PV-07: Rule of Law
Democracies work with the rule of law: all laws provide justice that is available to everyone. Laws are agreed in an elected legislative body, but are administered by an independent judicial system, which is appointed and operates without interference from the law-making bodies or the government. Everyone is subject to the same laws.
Why it is important in context of inclusive citizenship education?

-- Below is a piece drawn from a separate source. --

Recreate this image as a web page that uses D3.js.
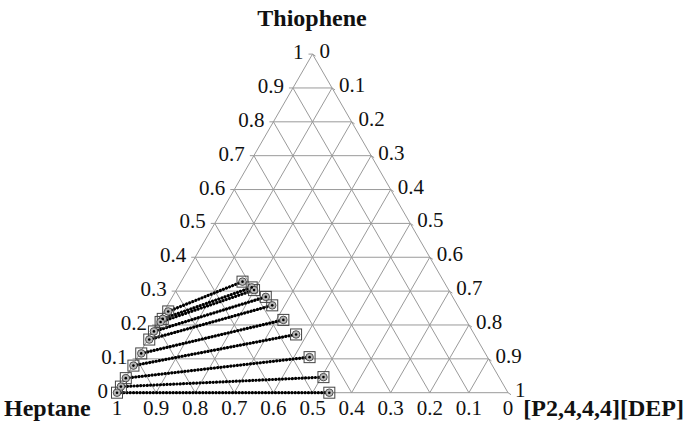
<!DOCTYPE html>
<html>
<head>
<meta charset="utf-8">
<script src="https://cdn.jsdelivr.net/npm/d3@7"></script>
<style>
  body { margin: 0; background: #fff; }
  svg { display: block; font-family: "Liberation Serif", "Times New Roman", serif; }
</style>
</head>
<body>
<svg id="chart"></svg>
<script>
var width = 687,
    height = 437;

// tick values shared by the three axes
const ticks = [0, 0.1, 0.2, 0.3, 0.4, 0.5, 0.6, 0.7, 0.8, 0.9, 1];
const tickLabels = ["0", "0.1", "0.2", "0.3", "0.4", "0.5", "0.6", "0.7", "0.8", "0.9", "1"];

// tie lines: heptane-rich phase (left) and IL-rich phase (right), mass fractions
const raffThiophene = [0.240, 0.218, 0.209, 0.181, 0.157, 0.116, 0.080, 0.043, 0.018, 0.000];
const raffIL        = [0.011, 0.008, 0.007, 0.004, 0.004, 0.004, 0.002, 0.001, 0.001, 0.000];
const extrThiophene = [0.328, 0.311, 0.303, 0.283, 0.258, 0.215, 0.172, 0.105, 0.046, 0.000];
const extrIL        = [0.157, 0.189, 0.199, 0.239, 0.268, 0.318, 0.372, 0.440, 0.505, 0.543];

let svg = d3.select("#chart")
    .attr("width", width)
    .attr("height", height);

// cartesian scales for the ternary projection
let x = d3.scaleLinear().domain([0, 1]).range([117, 508]);
let y = d3.scaleLinear().domain([0, 1]).range([392.7, 54.1]);

// t = thiophene, p = [P2,4,4,4][DEP]; heptane = 1 - t - p
let proj = (t, p) => [x(p + t / 2), y(t)];

let grid = svg.append("g")
    .attr("stroke", "#9a9a9a")
    .attr("stroke-width", 1)
    .attr("fill", "none");

let line = d3.line();

for (let v of ticks) {
    // constant thiophene
    grid.append("path").attr("d", line([proj(v, 0), proj(v, 1 - v)]));
    // constant IL
    grid.append("path").attr("d", line([proj(0, v), proj(1 - v, v)]));
    // constant heptane
    grid.append("path").attr("d", line([proj(1 - v, 0), proj(0, 1 - v)]));
}

// small outward ticks
for (let v of ticks) {
    let [lx, ly] = proj(v, 0);
    grid.append("path").attr("d", line([[lx, ly], [lx - 4, ly]]));
    let [rx, ry] = proj(1 - v, v);
    grid.append("path").attr("d", line([[rx, ry], [rx + 3, ry + 2]]));
}

// axis labels
let labels = svg.append("g")
    .attr("font-size", 21)
    .attr("fill", "#111");

// left: thiophene, 0 at bottom to 1 at top
labels.selectAll(".lt")
    .data(ticks)
    .join("text")
    .attr("x", d => proj(d, 0)[0] - 9)
    .attr("y", d => proj(d, 0)[1] - 2)
    .attr("text-anchor", "end")
    .attr("dominant-baseline", "central")
    .text((d, i) => tickLabels[i]);

// right: IL, 0 at top to 1 at bottom right
labels.selectAll(".rt")
    .data(ticks)
    .join("text")
    .attr("x", d => proj(1 - d, d)[0] + 7)
    .attr("y", d => proj(1 - d, d)[1] - 3)
    .attr("text-anchor", "start")
    .attr("dominant-baseline", "central")
    .text((d, i) => tickLabels[i]);

// bottom: heptane, 1 at left to 0 at right
labels.selectAll(".bt")
    .data(ticks)
    .join("text")
    .attr("x", d => proj(0, 1 - d)[0])
    .attr("y", 415)
    .attr("text-anchor", "middle")
    .text((d, i) => tickLabels[i]);

// component titles
let titles = svg.append("g")
    .attr("font-size", 24)
    .attr("font-weight", "bold")
    .attr("fill", "#111");

titles.append("text")
    .attr("x", 312)
    .attr("y", 26)
    .attr("text-anchor", "middle")
    .text("Thiophene");

titles.append("text")
    .attr("x", 4)
    .attr("y", 416)
    .text("Heptane");

titles.append("text")
    .attr("x", 684)
    .attr("y", 416)
    .attr("text-anchor", "end")
    .text("[P2,4,4,4][DEP]");

// tie lines
let ties = raffThiophene.map((t, i) => ({
    a: proj(t, raffIL[i]),
    b: proj(extrThiophene[i], extrIL[i])
}));

svg.append("g")
    .selectAll("path")
    .data(ties)
    .join("path")
    .attr("d", d => line([d.a, d.b]))
    .attr("stroke", "#000")
    .attr("stroke-width", 3.2)
    .attr("stroke-linecap", "round")
    .attr("stroke-dasharray", "0.1,3.2")
    .attr("fill", "none");

let ends = ties.flatMap(d => [d.a, d.b]);

let marks = svg.append("g");

marks.selectAll("rect")
    .data(ends)
    .join("rect")
    .attr("x", d => d[0] - 5.5)
    .attr("y", d => d[1] - 5.5)
    .attr("width", 11)
    .attr("height", 11)
    .attr("fill", "none")
    .attr("stroke", "#444")
    .attr("stroke-width", 1);

marks.selectAll("circle.o")
    .data(ends)
    .join("circle")
    .attr("class", "o")
    .attr("cx", d => d[0])
    .attr("cy", d => d[1])
    .attr("r", 3.8)
    .attr("fill", "#b5b5b5")
    .attr("stroke", "#333")
    .attr("stroke-width", 0.8);

marks.selectAll("circle.c")
    .data(ends)
    .join("circle")
    .attr("class", "c")
    .attr("cx", d => d[0])
    .attr("cy", d => d[1])
    .attr("r", 1.3)
    .attr("fill", "#000");
</script>
</body>
</html>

One of the principles of a democracy is that law provides justice for everyone, and that laws, both criminal and civil, are made by a body that is elected specifically to do this, not by the government except under the control of the legislature. Interference in the system of law is corrupt, and incompatible with democratic norms, The laws, once made, are applied by an independent judiciary – which is not appointed by politicians, and which administers the law without interference. People cannot be imprisoned or punished without the due process of law. Laws apply to everyone, including members of the government, the judiciary, the legislature and political bodies. Everyone should have access to the courts of law.
Context, issues, processes
The ‘rule of law’ is a principle that holds that all the citizens and residents of a state have the protection of laws that are made by a legislature and which apply to everyone. People are otherwise at liberty. The rule of law means that every person is subject to the same law – including law-makers, law officers and judges, and members of the government.
Laws are public, everyone should have access to the legal system, and legal processes must be carried out before anyone is held to have broken the law and to be punished for this.
Modern states have laws that provide everyone with justice and that are democratically made and that equally apply to everyone in the state. No one is above the law, and the processes of the law is applied fairly to all citizens, without exception.